Is there an alternative explanation for the rise of the early church? Early Christianity was a ‘resurrection’ movement through and through and Wright states precisely what ‘resurrection’ involves (going through death and out into a new kind of bodily existence beyond, happening in two stages, with Jesus first and everyone else later). Early Christianity’s answer was based on a firm belief that Jesus had been raised from the dead, his tomb was empty, and several people, who had not previously been followers of Jesus, claimed to have seen him alive in a way for which the readily available language of ghosts, spirits and the like is inappropriate. If one takes away either of these historical conclusions, the belief of the early church becomes inexplicable, Wright claims.
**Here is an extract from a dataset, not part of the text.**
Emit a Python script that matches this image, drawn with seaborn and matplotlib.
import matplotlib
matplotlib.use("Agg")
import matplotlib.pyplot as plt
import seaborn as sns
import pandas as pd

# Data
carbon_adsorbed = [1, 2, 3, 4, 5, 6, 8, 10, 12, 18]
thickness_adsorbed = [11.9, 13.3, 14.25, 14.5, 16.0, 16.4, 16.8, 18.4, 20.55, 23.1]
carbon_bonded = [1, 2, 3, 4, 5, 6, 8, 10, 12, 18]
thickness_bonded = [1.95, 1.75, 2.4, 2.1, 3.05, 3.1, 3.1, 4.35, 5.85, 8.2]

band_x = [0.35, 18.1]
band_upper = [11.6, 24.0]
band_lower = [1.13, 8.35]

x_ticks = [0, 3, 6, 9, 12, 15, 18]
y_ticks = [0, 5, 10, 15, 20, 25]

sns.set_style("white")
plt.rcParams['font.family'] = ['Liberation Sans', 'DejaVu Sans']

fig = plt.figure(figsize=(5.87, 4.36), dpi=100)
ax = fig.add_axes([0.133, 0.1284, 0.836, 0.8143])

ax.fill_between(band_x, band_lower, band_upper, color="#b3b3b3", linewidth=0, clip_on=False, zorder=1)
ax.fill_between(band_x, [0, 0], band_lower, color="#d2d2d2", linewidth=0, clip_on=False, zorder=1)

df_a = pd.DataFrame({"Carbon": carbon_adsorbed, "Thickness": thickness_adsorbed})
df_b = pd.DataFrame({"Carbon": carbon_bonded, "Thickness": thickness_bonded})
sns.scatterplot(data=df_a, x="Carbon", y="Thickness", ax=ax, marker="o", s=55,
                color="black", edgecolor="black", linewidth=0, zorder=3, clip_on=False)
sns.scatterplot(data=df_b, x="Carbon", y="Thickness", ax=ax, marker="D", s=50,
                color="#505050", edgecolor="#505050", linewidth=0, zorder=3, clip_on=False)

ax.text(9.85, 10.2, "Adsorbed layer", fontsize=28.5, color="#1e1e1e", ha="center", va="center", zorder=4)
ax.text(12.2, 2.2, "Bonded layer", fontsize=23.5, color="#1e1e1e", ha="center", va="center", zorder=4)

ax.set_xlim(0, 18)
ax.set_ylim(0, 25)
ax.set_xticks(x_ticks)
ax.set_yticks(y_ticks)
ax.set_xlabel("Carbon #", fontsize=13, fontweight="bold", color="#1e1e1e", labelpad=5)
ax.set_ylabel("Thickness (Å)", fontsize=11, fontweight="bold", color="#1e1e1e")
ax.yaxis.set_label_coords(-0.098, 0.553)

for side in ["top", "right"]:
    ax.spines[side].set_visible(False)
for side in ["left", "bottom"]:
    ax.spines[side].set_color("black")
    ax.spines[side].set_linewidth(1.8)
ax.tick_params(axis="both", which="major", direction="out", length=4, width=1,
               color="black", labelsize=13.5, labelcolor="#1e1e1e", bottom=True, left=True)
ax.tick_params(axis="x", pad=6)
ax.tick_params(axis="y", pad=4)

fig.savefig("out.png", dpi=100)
So, what is the ultimate theological impact of the resurrection? Wright offers some hints in the final chapter: "Death—the unmaking of the Creator’s image-bearing creatures—was not seen as a good thing, but as an enemy to be defeated. ... The early Christians saw Jesus’ resurrection as the act of the covenant god, fulfilling his promises to deal with evil at last" (727). Furthermore, "[c]alling Jesus ‘son of god’ ... constituted a refusal to retreat, a determination to stop Christian discipleship turning into a private cult, a sect, a mystery religion. It launched a claim on the world ... It grew from an essentially positive view of the world, of creation. It refused to relinquish the world to the principalities and powers, but claimed even them for allegiance to the Messiah who was now the lord, the kyrios" (729). And, finally: "The resurrection, in the full Jewish and early Christian sense, is the ultimate affirmation that creation matters, that embodied human beings matter" (730).
These powerful messages, emanating from the historicity of the resurrection, offer the grounds for preaching the message of hope to a distressed and desperate humanity, a message that proves that the resurrection in fact is the reason behind the powerful start of Christianity as a world-changing grassroots movement that it truly has been.